La indagación jamás alcanza su meta deseada, ya que inaugura una incesante repetición de “identidades ficticias”. La memoria genera múltiples sustituciones y transformaciones de lo abolido. En vez de restaurar la identidad original la reemplaza por una presencia ilusoria cuya réplica añade algo que la trastoca para siempre. Cada vez que evocamos un evento (1932), un personaje (poeta revolucionario, Salarrué), lo cambiamos. Añadimos algo del presente a lo pasado. Lo originario se amolda y extravía en la reiteración.

La repetición aniquila la situación primaria original. Su fórmula matemática no corresponde a “2 = 1 + 1”. Esta figuración supondría que el presente, la situación histórica siguiente (2), resulta de la simple adición de elementos semejantes. La fórmula se escribe «2 = 1’ + 1”», ya que lo segundo, tercero, etc. resulta de la sumatoria de situaciones distintas y cambiantes.

Por ejemplo, leer poesía revolucionaria y testimonio durante los ochenta, frente a un proceso guerrillero, no posee el mismo “valor de uso” que el hacerlo en la sociedad actual cuando la idea misma de revolución varía y casi nadie se aboca a su práctica. Lo mismo se diría de teorías teosóficas que inspiran la “fantasía” salarrueriana. Encaramos interpretaciones históricas, lecturas literarias múltiples, que suplen lo original, lo renuevan hasta dejarlo irreconocible. Sin profundizar la paradoja, verificamos el sentido de un legado desde su negación práctica y conceptual —posrevolucionaria, posteosófica, etc.— como si sólo el “objeto perdido”, la muerte, asegurase el sentido de una herencia.

Nombre-del-Padre

Ante ese doble dilema de la identidad —silencio de Wittgenstein y repetición infinita del psicoanálisis— hay que preguntarse cómo se realiza esa evidencia que enuncian políticos y literatos. “Esta es nuestra identidad”; “sv = x”. Quien formula equivalencias hace que el sentido de lo nacional se detenga en símbolos únicos.
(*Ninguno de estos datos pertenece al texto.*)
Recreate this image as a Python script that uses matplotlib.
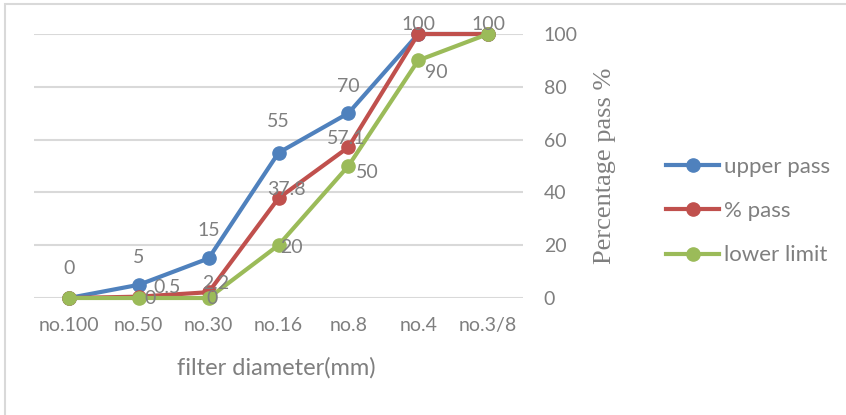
import matplotlib.pyplot as plt
from matplotlib.lines import Line2D
from matplotlib.patches import Rectangle

sieves = ["no.100", "no.50", "no.30", "no.16", "no.8", "no.4", "no.3/8"]
upper_pass = [0, 5, 15, 55, 70, 100, 100]
pct_pass = [0, 0.5, 2.2, 37.8, 57.1, 100, 100]
lower_limit = [0, 0, 0, 20, 50, 90, 100]

# label offsets in pixels (dx, dy), screen y points up
upper_off = [(0, 30), (0, 27), (0, 28), (0, 31), (0, 27), (0, 10), (0, 10)]
pct_off = [(0, 30), (28, 9), (7, 9), (8, 9), (-2, 9), (0, 10), (0, 10)]
lower_off = [(0, 30), (11, 0), (3, 0), (13, -2), (19, -6), (18, -12), (0, 10)]

grey = "#7f7f7f"
blue, red, green = "#4f81bd", "#c0504d", "#9bbb59"
plt.rcParams["font.family"] = ["Lato", "DejaVu Sans"]

fig = plt.figure(figsize=(8.46, 4.15), dpi=100)
fig.patches.append(Rectangle((5 / 846, -0.1), 2, 1.1 - 4 / 415, transform=fig.transFigure,
                             fill=False, edgecolor="#d9d9d9", lw=1.5))
ax = fig.add_axes([34 / 846, (415 - 298) / 415, (523 - 34) / 846, (298 - 34) / 415])

x = range(len(sieves))
series = [(upper_pass, blue, "upper pass", upper_off),
          (pct_pass, red, "% pass", pct_off),
          (lower_limit, green, "lower limit", lower_off)]
for vals, col, name, offs in series:
    ax.plot(x, vals, color=col, lw=3, marker="o", ms=9.5, label=name, clip_on=False, zorder=3)

# labels that land on the same spot with the same text are drawn once
placed = set()
for vals, col, name, offs in series:
    for i, v in enumerate(vals):
        key = (i, v, offs[i])
        if key in placed:
            continue
        placed.add(key)
        ax.annotate(f"{v:g}", (i, v), xytext=(offs[i][0] * 0.72, offs[i][1] * 0.72),
                    textcoords="offset points", ha="center", va="center",
                    fontsize=14, color=grey, zorder=5)

ax.set_xlim(-0.5, 6.5)
ax.set_ylim(0, 100)
ax.set_yticks(range(0, 101, 20))
ax.set_xticks(list(x))
ax.set_xticklabels(sieves)
ax.yaxis.tick_right()
ax.grid(axis="y", color="#d9d9d9", lw=1.5)
ax.set_axisbelow(True)
for s in ax.spines.values():
    s.set_visible(False)
ax.tick_params(axis="both", length=0, labelsize=14, labelcolor=grey)
ax.tick_params(axis="y", pad=15)
ax.tick_params(axis="x", pad=14)
for lbl in ax.get_yticklabels():
    lbl.set_horizontalalignment("left")

fig.text(276 / 846, 1 - 368 / 415, "filter diameter(mm)", ha="center", va="center",
         fontsize=17, color=grey)
fig.text(605 / 846, 1 - 166 / 415, "Percentage pass %", ha="center", va="center",
         rotation=90, fontsize=19, color=grey, family="Liberation Serif")

handles = [Line2D([], [], color=c, lw=3, marker="o", ms=9.5) for c in (blue, red, green)]
leg = fig.legend(handles, ["upper pass", "% pass", "lower limit"], loc="center left",
                 bbox_to_anchor=(646 / 846, 1 - 211 / 415), frameon=False, fontsize=16,
                 handlelength=2.4, handletextpad=0.2, labelspacing=1.1, labelcolor=grey)

fig.savefig("out.png", dpi=100)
En esta fijación —establecimiento unívoco de “=”— entra en juego la razón política: “yo el supremo”. Se trata de un “yo trascendental” idéntico a sí mismo quien por movimiento reflexivo asegura la validez exclusiva de la ecuación.

A esta “egocracia” Lacan la denomina “Nombre-del-Padre”, instancia teórica suprema que sustituye el antiguo Edipo freudiano. La prohibición —positivamente la igualdad, “=”— significa identificación de la entidad con una identidad particular que la rebasa y engloba. Presupone una identificación de mi “yo” —disolución de mi ego inconciente— con ese sujeto trascendente el cual me valida como verdad histórica. En la escisión entre “Borges y yo”, la identidad del “yo” queda sometida a lo que socialmente se dice de “Borges”.

Si Wittgenstein la rechaza y augura el silencio, es porque diluye toda problemática de la identidad en la mística, en la poesía y en un Dios mudo que no deja lugar sino a “teologías negativas”. L. W. enuncia un límite extremo: silencio de un “yo personal” que reniega de toda identificación, de todo “Nombre del Padre” en aras de la objetividad. El santaneco José Valdés lo llamaría “el misterio del Silencio divino”.

Por su parte, el psicoanálisis nos incita a revelar contraseñas ocultas de un “Nombre-del-Padre” particular. Nuestra ferviente devoción lo convierte en pivote de identidad y de identificación única. En esta paralización de la igualdad lógica —entre la entidad (sv) y ciertos atributos identitarios (x, y, z…)— el sujeto privado (“RLM”; “Borges”) renuncia a toda libertad imaginaria y admite su sujeción simbólica a un principio trascendente público (“yo”) como única realidad que ampara su fragilidad personal y social. Ser sujeto es estar sujeto a ese “x” que define “mi” identidad, la verdad que aliena “mi” entidad.